Ancora una volta, l’undicesima, Medici Senza Frontiere (MSF) pubblica il suo studio sulle crisi dimenticate e ci offre la hit parade dei disastri di cui non ci occupiamo come dovremmo: l’Afghanistan, la Somalia e il Pakistan ai primi tre posti, ma anche la malnutrizione infantile e la cura dell’Aids, che patiscono una carenza di fondi quasi scandalosa; il Sudan, lo Yemen e lo Sri Lanka ma anche le malattie tropicali che affliggono 400 milioni di persone nel mondo. Guerre ed epidemie, insomma, perché una gran parte del pianeta continua a farsi tormentare da quelli che una piccola parte del pianeta ormai considera fantasmi del lontano passato, tipo la peste nera o le invasioni barbariche.
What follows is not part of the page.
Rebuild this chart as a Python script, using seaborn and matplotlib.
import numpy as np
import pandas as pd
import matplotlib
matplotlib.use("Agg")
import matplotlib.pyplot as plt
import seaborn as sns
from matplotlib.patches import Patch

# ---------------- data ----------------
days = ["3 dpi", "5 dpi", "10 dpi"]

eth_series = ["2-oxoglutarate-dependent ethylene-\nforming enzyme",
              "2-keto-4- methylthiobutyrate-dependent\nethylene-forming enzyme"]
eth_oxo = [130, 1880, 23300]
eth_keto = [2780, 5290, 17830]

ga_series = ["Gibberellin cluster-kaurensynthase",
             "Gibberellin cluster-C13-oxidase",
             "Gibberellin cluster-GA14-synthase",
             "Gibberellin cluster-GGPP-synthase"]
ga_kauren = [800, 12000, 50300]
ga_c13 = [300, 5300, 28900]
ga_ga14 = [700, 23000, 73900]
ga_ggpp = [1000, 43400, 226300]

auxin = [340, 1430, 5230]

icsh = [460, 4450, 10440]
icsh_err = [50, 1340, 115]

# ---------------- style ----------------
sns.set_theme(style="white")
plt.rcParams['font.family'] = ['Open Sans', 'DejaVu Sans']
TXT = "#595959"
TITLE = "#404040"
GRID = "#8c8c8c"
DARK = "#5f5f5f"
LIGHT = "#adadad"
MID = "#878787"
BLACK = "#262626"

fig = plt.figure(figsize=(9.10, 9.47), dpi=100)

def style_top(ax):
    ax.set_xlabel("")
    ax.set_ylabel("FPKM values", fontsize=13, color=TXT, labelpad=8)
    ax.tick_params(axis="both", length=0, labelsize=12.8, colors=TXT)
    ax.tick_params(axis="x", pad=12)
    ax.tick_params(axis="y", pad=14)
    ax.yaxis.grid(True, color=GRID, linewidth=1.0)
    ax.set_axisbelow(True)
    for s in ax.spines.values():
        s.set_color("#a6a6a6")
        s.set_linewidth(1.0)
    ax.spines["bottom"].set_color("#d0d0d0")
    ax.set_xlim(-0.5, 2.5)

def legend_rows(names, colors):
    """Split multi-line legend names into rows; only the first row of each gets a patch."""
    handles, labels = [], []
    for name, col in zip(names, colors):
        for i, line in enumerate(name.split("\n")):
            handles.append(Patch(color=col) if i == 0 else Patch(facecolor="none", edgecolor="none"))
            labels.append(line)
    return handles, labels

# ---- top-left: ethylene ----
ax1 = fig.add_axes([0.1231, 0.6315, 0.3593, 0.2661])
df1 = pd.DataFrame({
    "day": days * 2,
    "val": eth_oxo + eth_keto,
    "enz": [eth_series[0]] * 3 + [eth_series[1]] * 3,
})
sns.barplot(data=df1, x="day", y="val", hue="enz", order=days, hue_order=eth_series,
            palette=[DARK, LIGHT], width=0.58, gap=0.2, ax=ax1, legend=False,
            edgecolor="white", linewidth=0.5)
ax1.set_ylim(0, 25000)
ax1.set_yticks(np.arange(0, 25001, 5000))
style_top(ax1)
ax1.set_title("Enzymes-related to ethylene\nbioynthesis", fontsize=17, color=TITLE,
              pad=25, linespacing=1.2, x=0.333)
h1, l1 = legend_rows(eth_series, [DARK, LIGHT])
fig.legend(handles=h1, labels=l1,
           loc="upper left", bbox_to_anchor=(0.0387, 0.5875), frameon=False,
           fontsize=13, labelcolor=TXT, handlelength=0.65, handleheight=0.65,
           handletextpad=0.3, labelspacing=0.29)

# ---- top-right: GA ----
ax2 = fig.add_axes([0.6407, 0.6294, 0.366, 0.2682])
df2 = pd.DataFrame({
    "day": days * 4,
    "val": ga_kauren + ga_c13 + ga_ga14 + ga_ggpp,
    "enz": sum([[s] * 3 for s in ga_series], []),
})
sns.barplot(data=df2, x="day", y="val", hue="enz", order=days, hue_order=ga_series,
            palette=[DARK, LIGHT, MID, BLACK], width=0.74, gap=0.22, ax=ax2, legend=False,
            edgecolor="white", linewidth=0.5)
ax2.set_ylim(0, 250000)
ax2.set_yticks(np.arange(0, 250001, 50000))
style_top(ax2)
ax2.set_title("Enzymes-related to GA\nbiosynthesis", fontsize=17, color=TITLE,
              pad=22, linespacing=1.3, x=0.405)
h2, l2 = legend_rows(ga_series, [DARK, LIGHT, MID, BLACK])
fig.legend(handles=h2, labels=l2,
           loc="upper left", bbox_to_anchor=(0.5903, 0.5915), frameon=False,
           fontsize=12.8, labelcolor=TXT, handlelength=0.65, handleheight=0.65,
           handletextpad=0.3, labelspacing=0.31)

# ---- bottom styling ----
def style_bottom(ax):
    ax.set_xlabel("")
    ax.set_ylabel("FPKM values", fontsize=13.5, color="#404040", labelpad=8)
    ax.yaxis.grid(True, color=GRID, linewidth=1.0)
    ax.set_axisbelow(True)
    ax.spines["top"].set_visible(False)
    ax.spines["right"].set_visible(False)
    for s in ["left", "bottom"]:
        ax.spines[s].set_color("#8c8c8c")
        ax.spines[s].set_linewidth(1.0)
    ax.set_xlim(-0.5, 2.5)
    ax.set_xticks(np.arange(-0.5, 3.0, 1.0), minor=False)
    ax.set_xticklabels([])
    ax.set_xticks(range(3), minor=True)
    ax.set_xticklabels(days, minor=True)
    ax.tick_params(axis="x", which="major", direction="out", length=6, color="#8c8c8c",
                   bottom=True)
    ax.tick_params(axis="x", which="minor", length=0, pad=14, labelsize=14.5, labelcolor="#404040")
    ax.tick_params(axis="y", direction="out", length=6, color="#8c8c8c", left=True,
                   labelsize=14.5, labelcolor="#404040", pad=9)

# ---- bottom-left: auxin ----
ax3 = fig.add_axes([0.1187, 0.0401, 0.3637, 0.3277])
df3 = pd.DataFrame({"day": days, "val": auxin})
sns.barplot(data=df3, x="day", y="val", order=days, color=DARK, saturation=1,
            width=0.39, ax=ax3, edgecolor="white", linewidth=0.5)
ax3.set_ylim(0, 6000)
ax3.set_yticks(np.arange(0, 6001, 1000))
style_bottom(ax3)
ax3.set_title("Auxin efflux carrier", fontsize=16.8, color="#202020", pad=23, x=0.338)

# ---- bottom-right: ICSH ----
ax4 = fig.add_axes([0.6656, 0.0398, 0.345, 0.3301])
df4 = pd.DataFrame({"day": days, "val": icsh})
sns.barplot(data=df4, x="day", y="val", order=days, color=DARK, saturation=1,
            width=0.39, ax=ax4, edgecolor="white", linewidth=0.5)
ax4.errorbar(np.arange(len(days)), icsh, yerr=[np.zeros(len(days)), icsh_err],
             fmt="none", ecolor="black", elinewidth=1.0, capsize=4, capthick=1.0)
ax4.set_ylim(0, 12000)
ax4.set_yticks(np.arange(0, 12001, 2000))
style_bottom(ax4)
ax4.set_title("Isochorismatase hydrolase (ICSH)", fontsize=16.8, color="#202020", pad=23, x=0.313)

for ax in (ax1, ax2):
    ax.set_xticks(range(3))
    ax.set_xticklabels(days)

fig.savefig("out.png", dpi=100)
Com’è naturale, il discorso sulle crisi altrui è solo l’altra faccia dei discorso su una crisi nostra, tutta contemporanea e generalizzata: la rinuncia a raccontare il mondo, la spasmodica concentrazione su noi stessi, la passeggiata intorno al campanile e, in molti casi, una vera e sempre meno celata ostilità per l’altro. Che non è solo l’altro di cittadinanza e di colore della pelle che viene a scompaginare l’ordine del nostro paesaggio quotidiano, ma anche l’altro luogo, l’altra cultura, l’altro problema. Una sorta di autarchia psicologica che fa a pugni con la realtà complessiva (parliamo con il mondo, commerciamo con il mondo, mandiamo soldati in tutto il mondo) e con quella particolare (nel 2009, nel nostro Paese, gli occupati italiani sono calati di 527 mila unità e quelli immigrati sono cresciuti di 147 mila) e che pure si diffonde, inesorabile. In Italia come in Francia, in Olanda come in Ungheria.
C’entra la politica, certo. Ma è possibile che abbia tanta influenza sulla nostra psiche una categoria, quella dei politici appunto, che in qualunque sondaggio finisce agli ultimi posti per affidabilità e garanzia? C’è qualcosa di più, ed è l’improvviso allargamento della mappa del pianeta. Non ce ne accorgiamo ma viviamo ancora secondo la mentalità del secolo scorso, quando non avevamo né computer né telefonini (che hanno allargato la mappa mentale) e, al contrario, eravamo ancora divisi da confini quasi impenetrabili che frammentavano la mappa reale. Il 1989 può essere considerato l’anno Mille dell’evo contemporaneo: con la diffusione di massa delle nuove tecnologie (ho visto di persona la Mosca delle tempeste economiche riempirsi di cellulari in poche settimane) e la caduta del Muro di Berlino.
Pochi si sono buttati nel varco: imprenditori, ricercatori, studenti. I più hanno soprattutto temuto le grandi praterie globali e hanno cercato conforto nel tepore del giardino di casa. Non c’è nulla di strano, ed è inutile, se non proprio sciocco, condannare o giudicare con spocchia. Bisogna però chiedersi per quanto tempo un Paese come l’Italia, inserito in tutti i circuiti internazionali che determinano le svolte della politica e i flussi dell’economia, potrà permettersi di dedicare nei Tg cinque volte più spazio al delitto di Garlasco che alla fame nel mondo e quasi seicento volte più spazio al delitto di Perugia che alle malattie tropicali, mai citate nei Tg come risulta dalle rilevazioni dell’Osservatorio di Pavia allegate al rapporto di MSF.
Nessuna malattia, gli affamati nascosti da qualche parte, le guerre che proseguono per conto loro senza disturbare. Mentre, naturalmente, le crisi economiche vanno dove vogliono senza bussare né chiedere permesso. Immaginare di vivere in un mondo così è come credere nel ritorno del mangiadischi, dell’Unione Sovietica e di Torino capitale. Romantico, se vogliamo anche tenero. Ma irrimediabilmente perdente.